Another interesting thing about Kanglung is the names of the houses located at several different locations. In the upper market, a house is named Pregnant House simply because it was not impregnated by any of Sherubtse’s wild planters but because it had a bulging projection on the front part and it looked like a pregnant women. Further down, we have the Potato House located in the middle of the huge potato fields. Another such house is the Trongsa Dzong, a house similarly built on a landscape like the actual Trongsa Dzong. Haunted House lies on the outskirts of the college and if what people say is true, it’s actually haunted. Rocket House resembles a rocket about to whizz off into the space. Up in the jungle is the Hidden Tower, a house emerging like a tower amongst the trees. I lived in the ‘Small House’ located just behind the college for the rest of my days until I graduated from there in 2007. There are also few interesting names for different places, for instance, there’s this place called View Point on the way to Trashigang, from there we can have a pleasant view of the magnificent hamlets of Rongthung and Pam villages. Just below the View Point is the Suicide Point where a couple is believed to have committed suicide long ago. Further down the road, where the road takes a sharp turn is the Kissing Point, a place where many couples are believed to been seen kissing each other taking advantage of the sharp bend where nobody can hardly see them indulging in this wonderful act of caressing one another all out of love.
There are so many things to remember from my three years stay out there and the most memorable of all are those that I’ve mentioned. Classes are always fun. We are literature students and we always read and wrote, we’ve studied numerous novels, short stories, poems, ballads, etc. We were hard-core critics as our subjects demanded. We would try to find faults in every single possible ways and it would sometimes end up pissing off our tutors.

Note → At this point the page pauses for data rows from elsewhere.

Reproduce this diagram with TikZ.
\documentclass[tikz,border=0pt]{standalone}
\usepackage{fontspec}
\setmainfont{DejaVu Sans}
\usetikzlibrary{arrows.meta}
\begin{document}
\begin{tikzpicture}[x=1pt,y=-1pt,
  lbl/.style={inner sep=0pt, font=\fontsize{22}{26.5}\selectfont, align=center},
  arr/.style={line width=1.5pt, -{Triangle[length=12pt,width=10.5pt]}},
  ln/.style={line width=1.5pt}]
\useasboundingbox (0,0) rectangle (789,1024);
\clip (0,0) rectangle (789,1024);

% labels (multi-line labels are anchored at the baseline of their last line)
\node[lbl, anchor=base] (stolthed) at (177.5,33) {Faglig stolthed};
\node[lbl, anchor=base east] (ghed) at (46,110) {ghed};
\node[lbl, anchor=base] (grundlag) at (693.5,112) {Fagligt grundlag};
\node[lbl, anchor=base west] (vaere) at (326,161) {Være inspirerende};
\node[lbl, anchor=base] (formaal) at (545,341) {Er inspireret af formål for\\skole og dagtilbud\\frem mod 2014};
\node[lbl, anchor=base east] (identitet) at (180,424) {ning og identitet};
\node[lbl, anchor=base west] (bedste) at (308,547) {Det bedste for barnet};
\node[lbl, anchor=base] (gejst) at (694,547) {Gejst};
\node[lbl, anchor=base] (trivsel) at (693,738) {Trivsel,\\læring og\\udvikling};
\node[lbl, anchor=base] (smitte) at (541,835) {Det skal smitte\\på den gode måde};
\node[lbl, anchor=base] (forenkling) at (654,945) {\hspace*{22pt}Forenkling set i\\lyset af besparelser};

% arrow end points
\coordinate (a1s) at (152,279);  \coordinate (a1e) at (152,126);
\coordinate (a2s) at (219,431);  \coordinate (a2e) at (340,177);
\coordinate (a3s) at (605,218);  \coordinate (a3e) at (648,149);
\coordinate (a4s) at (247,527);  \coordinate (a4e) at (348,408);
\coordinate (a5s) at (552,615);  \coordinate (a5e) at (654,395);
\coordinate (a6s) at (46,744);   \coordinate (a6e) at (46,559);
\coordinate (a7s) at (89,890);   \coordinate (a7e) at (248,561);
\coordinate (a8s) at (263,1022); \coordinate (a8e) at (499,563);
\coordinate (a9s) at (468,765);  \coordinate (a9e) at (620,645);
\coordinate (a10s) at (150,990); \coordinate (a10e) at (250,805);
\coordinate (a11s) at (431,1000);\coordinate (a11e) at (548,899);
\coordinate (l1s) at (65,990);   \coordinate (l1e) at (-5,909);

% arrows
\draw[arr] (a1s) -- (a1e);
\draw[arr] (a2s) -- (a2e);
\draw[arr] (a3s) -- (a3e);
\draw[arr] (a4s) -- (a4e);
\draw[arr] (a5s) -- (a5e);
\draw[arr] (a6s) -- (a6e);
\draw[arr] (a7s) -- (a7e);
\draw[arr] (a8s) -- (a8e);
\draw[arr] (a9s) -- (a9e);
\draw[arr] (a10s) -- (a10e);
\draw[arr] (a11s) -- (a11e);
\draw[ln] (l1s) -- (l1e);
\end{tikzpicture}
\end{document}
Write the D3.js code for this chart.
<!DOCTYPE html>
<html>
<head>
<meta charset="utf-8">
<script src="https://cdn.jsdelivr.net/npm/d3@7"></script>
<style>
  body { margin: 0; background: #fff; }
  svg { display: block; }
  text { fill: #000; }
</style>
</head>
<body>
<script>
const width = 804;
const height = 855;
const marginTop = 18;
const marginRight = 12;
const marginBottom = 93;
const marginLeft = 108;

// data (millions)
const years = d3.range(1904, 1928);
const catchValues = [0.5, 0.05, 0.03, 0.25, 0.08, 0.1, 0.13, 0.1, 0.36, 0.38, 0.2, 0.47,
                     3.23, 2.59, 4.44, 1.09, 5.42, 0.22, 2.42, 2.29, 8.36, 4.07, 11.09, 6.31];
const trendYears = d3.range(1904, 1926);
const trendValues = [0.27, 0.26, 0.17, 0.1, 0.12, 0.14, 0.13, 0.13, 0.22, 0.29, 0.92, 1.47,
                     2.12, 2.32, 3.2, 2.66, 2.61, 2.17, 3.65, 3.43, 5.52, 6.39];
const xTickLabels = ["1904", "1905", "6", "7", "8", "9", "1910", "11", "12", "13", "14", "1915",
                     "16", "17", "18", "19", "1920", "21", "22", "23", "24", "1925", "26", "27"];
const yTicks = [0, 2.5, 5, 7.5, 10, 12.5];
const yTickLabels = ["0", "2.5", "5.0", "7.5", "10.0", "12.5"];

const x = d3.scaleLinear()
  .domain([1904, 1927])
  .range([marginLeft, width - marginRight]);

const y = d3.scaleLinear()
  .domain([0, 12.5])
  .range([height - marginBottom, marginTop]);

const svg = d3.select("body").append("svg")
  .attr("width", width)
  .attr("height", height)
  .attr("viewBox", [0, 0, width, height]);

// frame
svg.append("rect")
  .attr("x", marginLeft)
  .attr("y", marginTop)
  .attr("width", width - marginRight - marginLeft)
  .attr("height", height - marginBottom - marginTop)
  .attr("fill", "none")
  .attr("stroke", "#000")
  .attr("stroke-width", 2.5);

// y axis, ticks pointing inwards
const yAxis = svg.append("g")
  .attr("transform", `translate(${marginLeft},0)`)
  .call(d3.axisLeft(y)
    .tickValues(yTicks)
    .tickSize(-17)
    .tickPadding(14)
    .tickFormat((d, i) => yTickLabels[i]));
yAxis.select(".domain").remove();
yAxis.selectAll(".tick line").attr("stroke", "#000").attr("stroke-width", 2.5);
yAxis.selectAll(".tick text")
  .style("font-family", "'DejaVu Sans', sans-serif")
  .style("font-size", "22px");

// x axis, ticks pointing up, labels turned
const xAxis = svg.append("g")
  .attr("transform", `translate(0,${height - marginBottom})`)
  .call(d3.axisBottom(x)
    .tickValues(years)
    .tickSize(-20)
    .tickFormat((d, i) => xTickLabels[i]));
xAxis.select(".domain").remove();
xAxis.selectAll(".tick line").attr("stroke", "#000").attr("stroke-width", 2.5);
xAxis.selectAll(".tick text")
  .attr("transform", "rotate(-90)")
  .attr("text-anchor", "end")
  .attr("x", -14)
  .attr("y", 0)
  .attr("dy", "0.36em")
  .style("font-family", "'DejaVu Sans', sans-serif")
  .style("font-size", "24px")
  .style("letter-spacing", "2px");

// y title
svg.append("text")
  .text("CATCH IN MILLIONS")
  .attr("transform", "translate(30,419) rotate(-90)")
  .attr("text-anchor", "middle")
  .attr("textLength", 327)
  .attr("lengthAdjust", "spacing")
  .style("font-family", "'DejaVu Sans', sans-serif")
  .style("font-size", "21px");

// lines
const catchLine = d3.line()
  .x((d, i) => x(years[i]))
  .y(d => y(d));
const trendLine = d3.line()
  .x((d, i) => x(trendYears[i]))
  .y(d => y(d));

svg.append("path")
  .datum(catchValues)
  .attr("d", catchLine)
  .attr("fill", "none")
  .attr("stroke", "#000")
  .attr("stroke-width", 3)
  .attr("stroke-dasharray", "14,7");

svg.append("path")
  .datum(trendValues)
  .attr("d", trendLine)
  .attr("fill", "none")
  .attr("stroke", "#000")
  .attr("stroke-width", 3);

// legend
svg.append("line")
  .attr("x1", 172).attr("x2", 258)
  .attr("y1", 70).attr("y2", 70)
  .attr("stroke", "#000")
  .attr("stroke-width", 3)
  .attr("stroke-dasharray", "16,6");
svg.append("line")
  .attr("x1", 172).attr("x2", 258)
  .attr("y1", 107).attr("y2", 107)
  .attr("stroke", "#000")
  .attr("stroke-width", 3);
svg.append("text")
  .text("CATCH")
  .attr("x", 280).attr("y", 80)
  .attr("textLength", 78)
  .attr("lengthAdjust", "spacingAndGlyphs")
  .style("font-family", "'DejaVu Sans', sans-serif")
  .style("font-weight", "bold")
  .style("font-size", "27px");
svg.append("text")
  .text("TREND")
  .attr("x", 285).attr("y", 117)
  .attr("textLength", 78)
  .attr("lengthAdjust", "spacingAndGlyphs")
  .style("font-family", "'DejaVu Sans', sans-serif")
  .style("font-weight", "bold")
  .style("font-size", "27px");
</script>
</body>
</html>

One event that gave us thrills was the endless football tournaments. The seniors would always have the advantage over the freshers, all it takes is a little bit of warning and scary looks from them and the ball is all theirs. 1st year students would never dare to take away the ball from them and if the 1st year guys are taking the ball, they would just kick you from behind and not say anything. Whereas if we hit a senior guys accidentally, we’ve to rush and apologize before they come in group and charge us. My classmates are pretty good footballers, my Class Representative Mr. Sonam Rinzin is an ardent football fan, my buddy Sonam Dhendup and Yeshey Dorji (Bumlay) are also swift wingers. Over the years, we won so many tournaments and the donations we received from the shopkeepers and the lecturers went to the bar owners again. All my classmates would come together and hire two or three vehicles, buy plenty of alcohol and other stuffs and we would then head towards Yonphula. Once we’re there, we would prepare the famous ‘punch’ drinks, and start dancing to the rhythm of the music until the wee hours.

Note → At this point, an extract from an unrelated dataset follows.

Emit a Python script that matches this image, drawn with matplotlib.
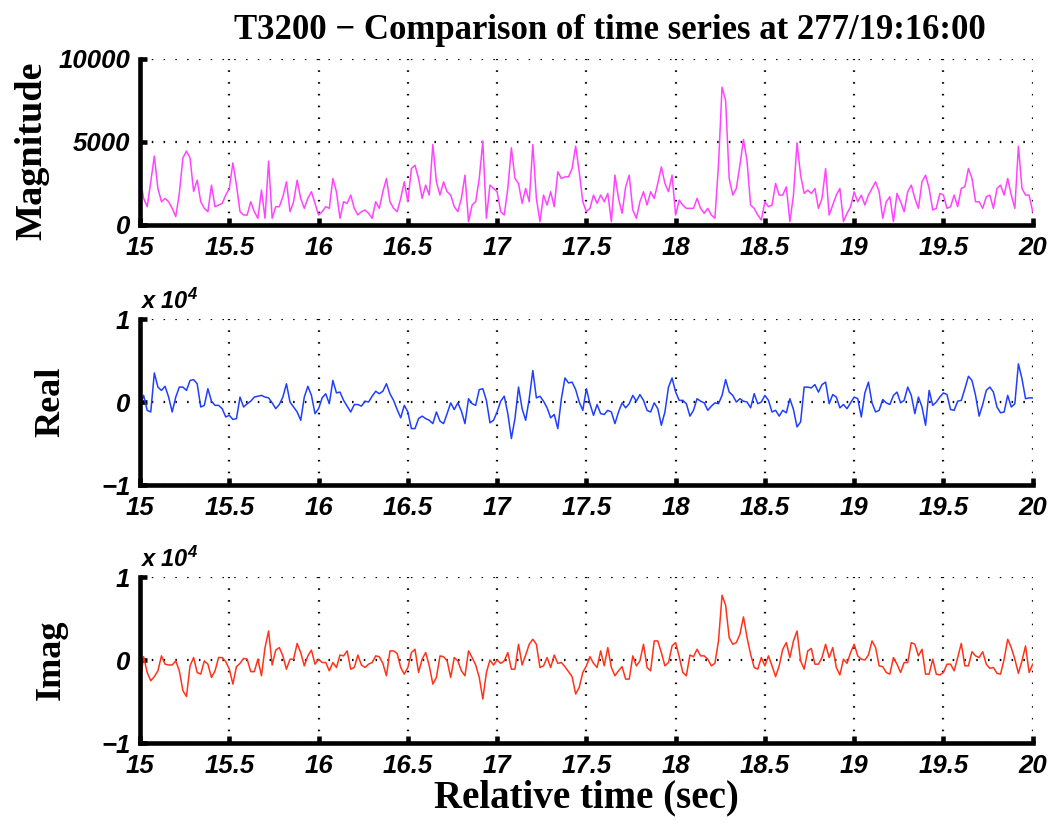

Life was fun then. We never had to worry about anything in life. The only worry we had was of flunking in our exams. That was some eight years ago and now life has changed an awful lot. I am not sure if the students of Sherubtse enjoy the same thrill even today but I’ve had my share what Sherubtse had to offer.
Thus, the long story cut short with my friend over the phone came to an end at around 3:00 am in the morning when she said she wanted to sleep because she has classes to attend tomorrow.